Täter bleiben der Polizei verborgen
Womit das größte Problem des Romans auf dem Tisch liegt. Polizeiagent Nechyba hat mit der Aufklärung der Brandstiftungen und der Morde – fast – nichts zu tun. Oprschalek und Budka ziehen – jeder für sich – eine Spur von Mord und Brand durch Wien, während Nechyba Menschenaufläufe auflöst, Wohnraum für notleidende Mütter organisiert und Bodyguard für den todkranken Komponisten Gustav Mahler spielt. Mit Kriminalarbeit hat das nicht viel zu tun. Zwar kann er bei einer Gelegenheit – den Tipp hat er von seinem Busenfreund, dem Zeitungsredakteur Goldblatt bekommen – Frantisek Oprschalek in dem Hotel verhaften, doch stellen sich seine Mitarbeiter so tollpatschig an, dass er ihnen entwischt. Wer letztendlich hinter den Brandstiftungen steckt, bleibt ihm ebenso verborgen wie lange Zeit die Rolle, die Nepomuk Budka spielt. Immerhin gelingt es ihm, die Auftraggeberin der Morde dingfest zu machen.
Zum Verzweifeln…
Als Darstellung der gesellschaftlichen und sozialen Verhältnisse in Wien am Beginn des 20. Jahrhunderts punktet der Roman. Auch in der Schilderung und Zeichnung der Charaktere. Nechyba ist der große Sympathieträger, wirkt aber eher wie ein tapsiger und gutmütiger Bär als wie ein scharfsinniger Kriminalist. Leser von Kriminalromanen würden sich wahrscheinlich mehr aktive Ermittlungsarbeit seinerseits und auch mehr Erfolge wünschen. Vielleicht verfolgt der Autor die Sichtweise, dass das Verbrechen sich immer selbst richtet. Für den Leser ist das jedoch eher unbefriedigend, ebenso wie Nechybas Fazit: Die Leute sind Verbrecher geworden, "aber nicht weil sie von Grund auf verdorbene Menschen waren, sondern weil s´ verzweifelt waren. Weil die Zeit, in der wir leben, einfach zum verzweifeln ist..." Da macht es sich der Autor ein wenig zu einfach. Es erklärt vieles, entschuldigt aber nichts, schon gar nicht Nechybas Untätigkeit.

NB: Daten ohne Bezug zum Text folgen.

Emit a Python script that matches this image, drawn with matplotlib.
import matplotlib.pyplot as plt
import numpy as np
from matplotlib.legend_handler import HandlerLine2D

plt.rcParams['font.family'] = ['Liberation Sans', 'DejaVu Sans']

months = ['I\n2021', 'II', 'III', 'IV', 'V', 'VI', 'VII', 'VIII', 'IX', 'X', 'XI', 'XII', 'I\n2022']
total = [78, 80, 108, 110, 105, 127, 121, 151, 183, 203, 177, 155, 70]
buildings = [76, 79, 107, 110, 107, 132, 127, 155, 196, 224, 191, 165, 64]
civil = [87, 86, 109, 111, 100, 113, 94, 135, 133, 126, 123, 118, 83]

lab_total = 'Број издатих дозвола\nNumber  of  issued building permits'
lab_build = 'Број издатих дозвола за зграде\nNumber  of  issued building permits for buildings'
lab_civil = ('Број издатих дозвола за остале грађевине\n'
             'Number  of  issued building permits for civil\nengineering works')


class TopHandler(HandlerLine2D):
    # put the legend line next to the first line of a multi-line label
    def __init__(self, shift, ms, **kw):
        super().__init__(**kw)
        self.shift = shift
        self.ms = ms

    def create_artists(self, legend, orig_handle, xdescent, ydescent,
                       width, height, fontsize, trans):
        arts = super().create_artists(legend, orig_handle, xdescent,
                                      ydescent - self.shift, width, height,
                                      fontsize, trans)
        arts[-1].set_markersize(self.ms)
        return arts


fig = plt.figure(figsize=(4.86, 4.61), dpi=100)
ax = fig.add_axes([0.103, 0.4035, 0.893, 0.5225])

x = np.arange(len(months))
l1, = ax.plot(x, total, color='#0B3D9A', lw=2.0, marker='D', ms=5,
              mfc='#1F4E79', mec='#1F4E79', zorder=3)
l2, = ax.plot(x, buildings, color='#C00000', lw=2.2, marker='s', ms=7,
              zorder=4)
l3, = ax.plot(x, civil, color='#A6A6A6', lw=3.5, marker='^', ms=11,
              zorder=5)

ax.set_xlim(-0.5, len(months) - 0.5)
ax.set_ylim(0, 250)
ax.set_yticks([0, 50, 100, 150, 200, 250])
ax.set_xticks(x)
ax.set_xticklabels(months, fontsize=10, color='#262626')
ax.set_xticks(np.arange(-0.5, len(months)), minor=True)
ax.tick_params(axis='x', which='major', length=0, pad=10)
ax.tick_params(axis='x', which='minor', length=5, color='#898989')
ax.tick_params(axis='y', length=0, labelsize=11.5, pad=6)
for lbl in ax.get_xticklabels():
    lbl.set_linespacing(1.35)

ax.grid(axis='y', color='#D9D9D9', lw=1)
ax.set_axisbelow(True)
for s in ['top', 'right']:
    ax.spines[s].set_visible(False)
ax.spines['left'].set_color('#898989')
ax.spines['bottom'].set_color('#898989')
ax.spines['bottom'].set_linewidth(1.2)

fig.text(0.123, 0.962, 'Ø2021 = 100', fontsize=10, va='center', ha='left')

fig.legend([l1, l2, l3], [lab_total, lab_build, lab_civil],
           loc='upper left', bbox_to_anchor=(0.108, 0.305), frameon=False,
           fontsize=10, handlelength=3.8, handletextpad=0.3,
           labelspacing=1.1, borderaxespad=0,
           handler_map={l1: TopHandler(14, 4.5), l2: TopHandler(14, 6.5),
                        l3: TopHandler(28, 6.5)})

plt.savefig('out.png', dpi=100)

Doch irgendwie schafft es der Autor, so sympathisch zu schreiben, dass man ihm diese Schwächen verzeiht. Dass man mit Nechyba mitleidet und sogar mit dem historisch verbürgten Brandstifter Franz Schottek. Dass man ebenso wie Nechyba die kulinarischen Ausflüge genießt und die Spaziergänge über den Naschmarkt und die Besuche bei Lebensmittelhändlern.